Здесь не место подробно разбирать политические взгляды юбиляра. Напомню, впрочем, что это он ввел в оборот слово русофобия. В отличие от многих современных пользователей термина Тютчев разумел под ним не только мнения чужих: "Это русофобия некоторых русских людей - кстати, весьма почитаемых... Раньше они говорили нам, что в России им ненавистно бесправие, отсутствие свободы печати и т. д. и т. п., что потому именно они так нежно любят Европу, что она, бесспорно, обладает всем тем, чего нет в России... А что мы видим ныне? По мере того как Россия, добиваясь большей свободы, все более самоутверждается, нелюбовь к ней этих господ только усиливается..." - и так далее.

Тютчев, всю свою жизнь говоривший и писавший по-французски чаще, чем по-русски, видел в противостоянии России с Западом борьбу "Божьей правды" с "наукой фарисейской". Эта борьба не может ни прекратиться ("между самовластием человеческой воли и законом Христа немыслима мировая сделка"), ни прийти к компромиссу, ибо промежуточного решения не существует: "Между Христом и бешенством нет середины". В католичестве и протестантизме, по Тютчеву, христианское начало безнадежно искажено; надежда, таким образом, оставалась только на Россию. Но эта надежда не могла быть слишком большой у советника канцлера: "Разложение повсюду. Мы движемся к пропасти не от излишней пылкости, а просто по нерадению.
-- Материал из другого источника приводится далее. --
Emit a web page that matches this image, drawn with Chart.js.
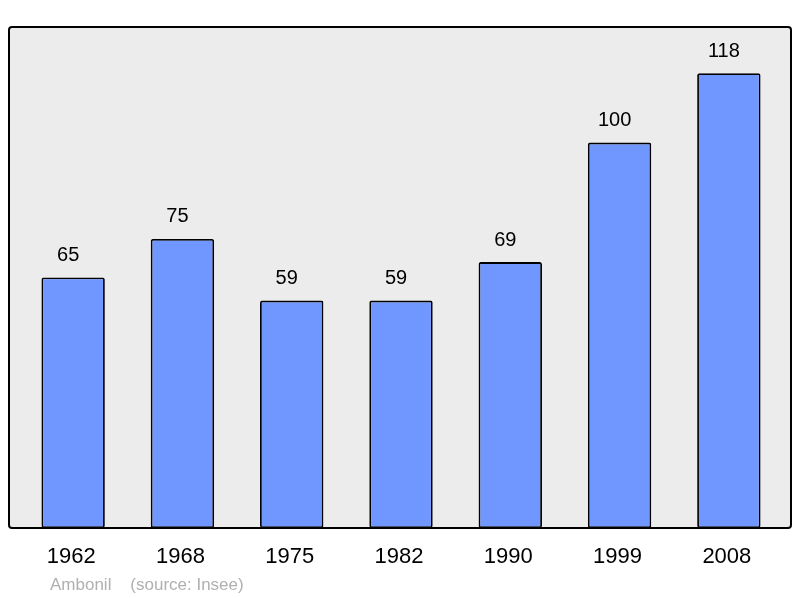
<!DOCTYPE html>
<html>
<head>
<meta charset="utf-8">
<script src="https://cdn.jsdelivr.net/npm/chart.js@4"></script>
<style>
  html, body { margin: 0; padding: 0; background: #fff; }
  #wrap { width: 800px; height: 598px; position: relative; }
</style>
</head>
<body>
<div id="wrap"><canvas id="result" width="800" height="598"></canvas></div>
<script>
const years = ['1962', '1968', '1975', '1982', '1990', '1999', '2008'];
const population = [65, 75, 59, 59, 69, 100, 118];
const yMax = 130;
const footerText = 'Ambonil    (source: Insee)';

// fond gris + cadre + libellés
const decor = {
    id: 'decor',
    beforeDatasetsDraw(chart) {
        const { ctx, chartArea } = chart;
        const left = 9, right = 791;
        ctx.save();
        ctx.fillStyle = '#ececec';
        ctx.beginPath();
        ctx.roundRect(left, chartArea.top, right - left, chartArea.bottom - chartArea.top, 3);
        ctx.fill();
        ctx.restore();
    },
    afterDatasetsDraw(chart) {
        const { ctx, chartArea, scales } = chart;
        const left = 9, right = 791;
        ctx.save();
        ctx.strokeStyle = '#000';
        ctx.lineWidth = 2;
        ctx.beginPath();
        ctx.roundRect(left, chartArea.top, right - left, chartArea.bottom - chartArea.top, 3);
        ctx.stroke();

        ctx.fillStyle = '#000';
        ctx.textAlign = 'center';
        ctx.textBaseline = 'middle';
        ctx.font = '20px "Liberation Sans", Arial, sans-serif';
        const meta = chart.getDatasetMeta(0);
        meta.data.forEach((bar, i) => {
            ctx.fillText(String(population[i]), bar.x - 5, bar.y - 22);
        });

        ctx.font = '22px "Liberation Sans", Arial, sans-serif';
        years.forEach((y, i) => {
            ctx.fillText(y, scales.x.getPixelForValue(i) - 2, 557);
        });

        ctx.fillStyle = '#b0b0b0';
        ctx.textAlign = 'left';
        ctx.font = '17px "Liberation Sans", Arial, sans-serif';
        ctx.fillText(footerText, 50, 585);
        ctx.restore();
    }
};

const ctx = document.getElementById('result').getContext('2d');
new Chart(ctx, {
    type: 'bar',
    data: {
        labels: years,
        datasets: [{
            data: population,
            backgroundColor: '#7097ff',
            borderColor: '#000',
            borderWidth: 1.8,
            borderRadius: 2,
            borderSkipped: false,
            barPercentage: 0.58,
            categoryPercentage: 1
        }]
    },
    options: {
        responsive: false,
        animation: false,
        devicePixelRatio: 1,
        layout: { padding: { left: 18.5, right: 16.5, top: 27, bottom: 70 } },
        scales: {
            x: { display: false },
            y: { display: false, min: 0, max: yMax }
        },
        plugins: {
            legend: { display: false },
            tooltip: { enabled: false }
        }
    },
    plugins: [decor]
});
</script>
</body>
</html>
В правительственных сферах бессознательность и отсутствие совести достигли таких размеров, что этого нельзя постичь, не убедившись воочию".

Повторюсь: во всем этом Тютчев не слишком оригинален. То же или почти то же говорили и Достоевский, и Соловьев, и сонмы людей помельче и совсем ничтожных. А вот назвать человека (всякого человека - себя, меня, вас) "игра и жертва жизни частной" - в противность "жизни божеско-всемирной", как в том самом стихотворении "Весна", мог один Тютчев. С тем в веках и остался.